Lease Option
An agreement giving the tenant the right (but not the obligation) to purchase the property at a predetermined price within a specified period. Investors use lease options to control properties with minimal capital and generate income while building toward ownership.
What Is a Lease Option?
A lease option is a contractual arrangement that combines a standard lease agreement with an option to purchase the property at a predetermined price within a specified timeframe. The tenant-buyer pays an option fee upfront — typically 1-5% of the purchase price — which gives them the exclusive right, but not the obligation, to buy the property. A portion of the monthly rent payments may also be credited toward the eventual purchase price. Lease options allow investors to control properties with minimal capital while generating income and building toward ownership.

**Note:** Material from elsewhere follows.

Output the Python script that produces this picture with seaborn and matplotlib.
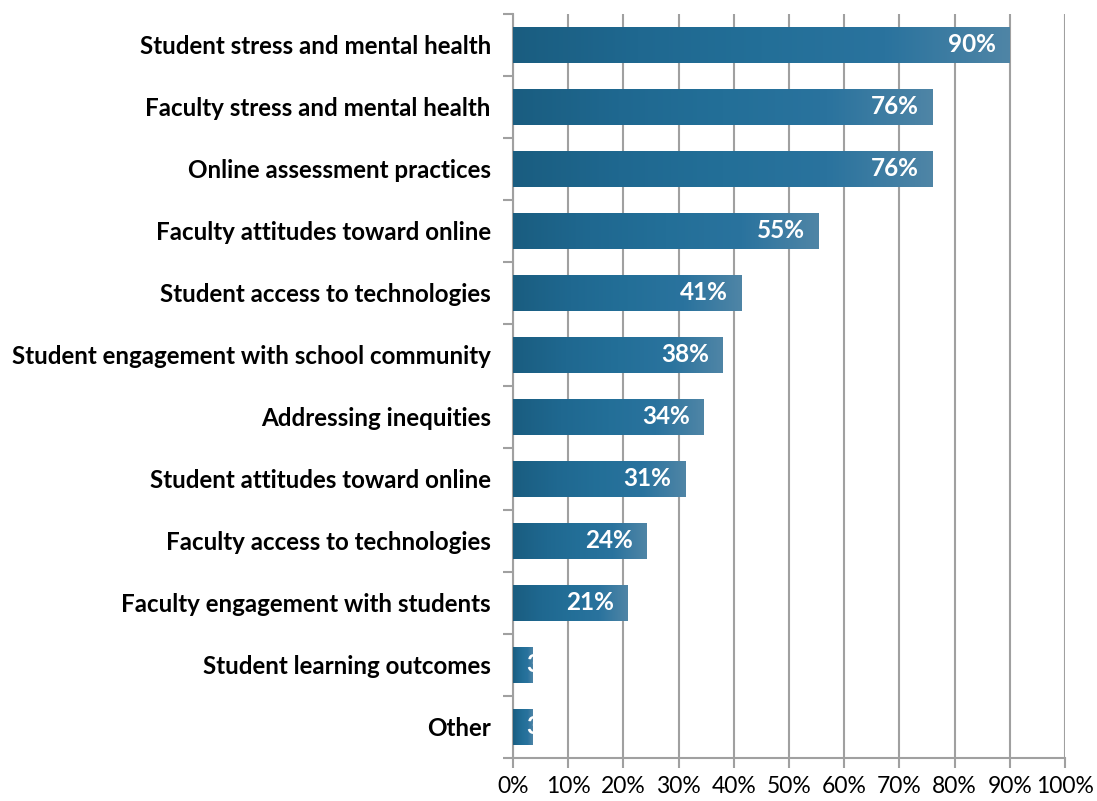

How Option Fees and Rent Credits Work
The option fee is a non-refundable payment made at the beginning of the lease option period. On a $200,000 property, a 3% option fee would be $6,000. This fee is typically applied toward the purchase price if the buyer exercises the option. Monthly rent credits work similarly — if the lease specifies a $200 per month rent credit on $1,500 rent, the tenant-buyer accumulates $2,400 per year toward the purchase. Over a three-year lease option, the combined option fee and rent credits could total $13,200, substantially reducing the cash needed at closing. If the tenant-buyer does not exercise the option, the seller keeps the option fee and all rent credits.
Lease Options for Investors: Control With Minimal Capital
Investors use lease options in several ways. As a buyer, you can secure a property at today's price while taking time to improve your financing position, build equity through rent credits, or wait for the property to appreciate. As a seller, lease options attract a larger pool of potential buyers who may not yet qualify for traditional financing but are working toward homeownership. These tenant-buyers tend to take better care of the property because they have a vested financial interest in it. The option fee and above-market rent provide the seller with additional income.
Sandwich Lease Options
A sandwich lease option is an advanced strategy where an investor is positioned in the middle of two lease option agreements. You secure a lease option from a property owner at one price and terms, then create a separate lease option with a tenant-buyer at a higher price and different terms. You profit from the difference in option fees, the spread between what you pay the owner and what the tenant-buyer pays you, and the difference in purchase prices if the tenant-buyer exercises their option. This strategy requires no ownership and minimal capital but demands careful legal structuring and disclosure.
Legal Protections and Considerations
Lease options must be properly documented with separate lease and option agreements. Some states have specific regulations governing lease options, particularly regarding consumer protection for tenant-buyers. The option agreement should clearly specify the purchase price, option period, option fee amount and application, rent credit terms, and what constitutes default. Both parties should have independent legal representation. Investors should also be aware that some jurisdictions may treat lease options as equitable interests in the property, which can complicate matters if disputes arise.
Lease options are one of the most versatile creative financing strategies available. They work in any market condition, require minimal capital, and can be structured to benefit both parties. For investors who understand the legal framework and can identify motivated sellers, lease options provide a path to property control and eventual ownership that bypasses many of the barriers of traditional acquisition.